Registration is made only prima facie proof under the statute in any case, and it would have been consistent with its general import for Congress to establish what should be prima facie proof of secondary meaning. I think by this section it intended to provide a period of time during which if an applicant himself made exclusive use of even a descriptive phrase as a trade-mark, it should be assumed to have acquired a secondary meaning. Any other person could, of course, meet that presumption by proof that it had in fact never acquired any such secondary meaning, but until he does, the mark is good under the act. In the earlier proviso of the same section Congress had forbidden the registratión of any descriptive or geographical names, or names indicating character or quality, and the subsequent proviso I have quoted could only have meant to exclude from the operation of that prohibition such descriptive phrases as had been exclusively appropriated for more than 10 years prior to the act. The most reasonable inference is that, in analogy with the law as then settled, that period of exclusive use was to create a presumption of secondary meaning. Indeed it was a fair presumption in fact to suppose that such marks would have acquired a secondary meaning, if the applicant had used them exclusively for so long. It is true that Congress might well have made such a period of 10 years always constitute prima facie proof of secondary meaning whenever the period began, instead of limiting it to a use prior to April 1, 1895, but it is no ground for misapprehending their purpose that they might have made it more general.

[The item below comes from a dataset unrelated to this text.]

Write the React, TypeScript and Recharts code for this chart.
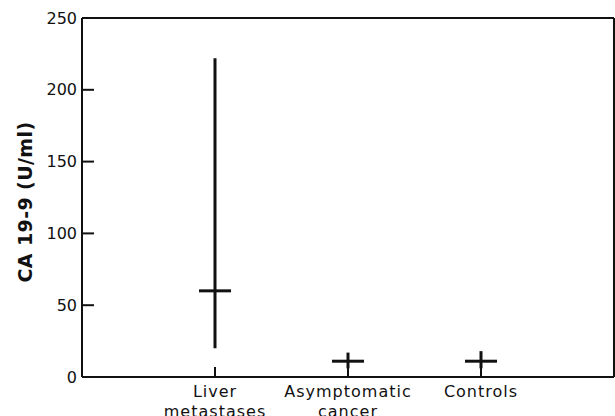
import React from 'react'
import {
  ComposedChart, Scatter, ErrorBar, XAxis, YAxis, ReferenceLine,
} from 'recharts'

// groups, placed at 1..3 on a 0..4 x scale
const categories = ['Liver metastases', 'Asymptomatic cancer', 'Controls']
const positions = [1, 2, 3]
// CA 19-9 (U/ml): median and range
const medians = [60, 11, 11]
const lows = [20, 6, 6]
const highs = [222, 17, 18]
const yTicks = [0, 50, 100, 150, 200, 250]

const data = categories.map((name, i) => ({
  name,
  x: positions[i],
  median: medians[i],
  range: [medians[i] - lows[i], highs[i] - medians[i]],
}))

const INK = '#111'
const FONT = '"DejaVu Sans", sans-serif'

const MedianMark = (props: any) => {
  const { cx, cy } = props
  if (cx == null || cy == null) return null
  return <line x1={cx - 16} x2={cx + 16} y1={cy} y2={cy} stroke={INK} strokeWidth={3} />
}

const CategoryTick = (props: any) => {
  const { x, y, payload } = props
  const idx = positions.indexOf(payload.value)
  if (idx < 0) return null
  const words = categories[idx].split(' ')
  return (
    <text x={x} y={y + 30} textAnchor="middle" fill={INK} fontSize={16} fontFamily={FONT} letterSpacing={1}>
      {words.map((w, i) => (
        <tspan key={w} x={x} dy={i === 0 ? 0 : 20}>{w}</tspan>
      ))}
    </text>
  )
}

const AxisTitle = () => (
  <text
    x={32}
    y={202}
    transform="rotate(-90 32 202)"
    textAnchor="middle"
    fill={INK}
    fontSize={19}
    fontWeight={700}
    fontFamily={FONT}
    letterSpacing={0.4}
  >
    CA 19-9 (U/ml)
  </text>
)

export default function App() {
  return (
    <div style={{ position: 'absolute', left: 0, top: 0, width: 615, height: 416, background: '#fff' }}>
      <ComposedChart width={615} height={416} data={data} margin={{ top: 18, right: 1, left: 0, bottom: 0 }}>
        <XAxis
          dataKey="x"
          type="number"
          domain={[0, 4]}
          ticks={positions}
          height={39}
          tickSize={-10}
          tickMargin={0}
          tick={<CategoryTick />}
          axisLine={{ stroke: INK, strokeWidth: 2 }}
          tickLine={{ stroke: INK, strokeWidth: 2 }}
        />
        <YAxis
          type="number"
          domain={[0, 250]}
          ticks={yTicks}
          width={82}
          tickSize={-12}
          tickMargin={17}
          tick={{ fill: INK, fontSize: 16, fontFamily: FONT }}
          axisLine={{ stroke: INK, strokeWidth: 2 }}
          tickLine={{ stroke: INK, strokeWidth: 2 }}
          label={{ content: <AxisTitle /> }}
        />
        <ReferenceLine y={250} stroke={INK} strokeWidth={2} ifOverflow="visible" />
        <ReferenceLine x={4} stroke={INK} strokeWidth={2} ifOverflow="visible" />
        <Scatter dataKey="median" shape={<MedianMark />} isAnimationActive={false}>
          <ErrorBar dataKey="range" direction="y" width={0} stroke={INK} strokeWidth={3} isAnimationActive={false} />
        </Scatter>
      </ComposedChart>
    </div>
  )
}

English-speaking people lived for several centuries under a prescriptive statute that dated every adverse user from the reign of Richard I, and there was good precedent for Congress to limit the exclusive user of such marks from a fixed date that gets progressively remote.
The writ will, however, only go against the use of the mark in interstate or foreign trade. If the defendants wish to reply to the affidavits regarding sales in interstate trade they may do so' on or before the 26th instant.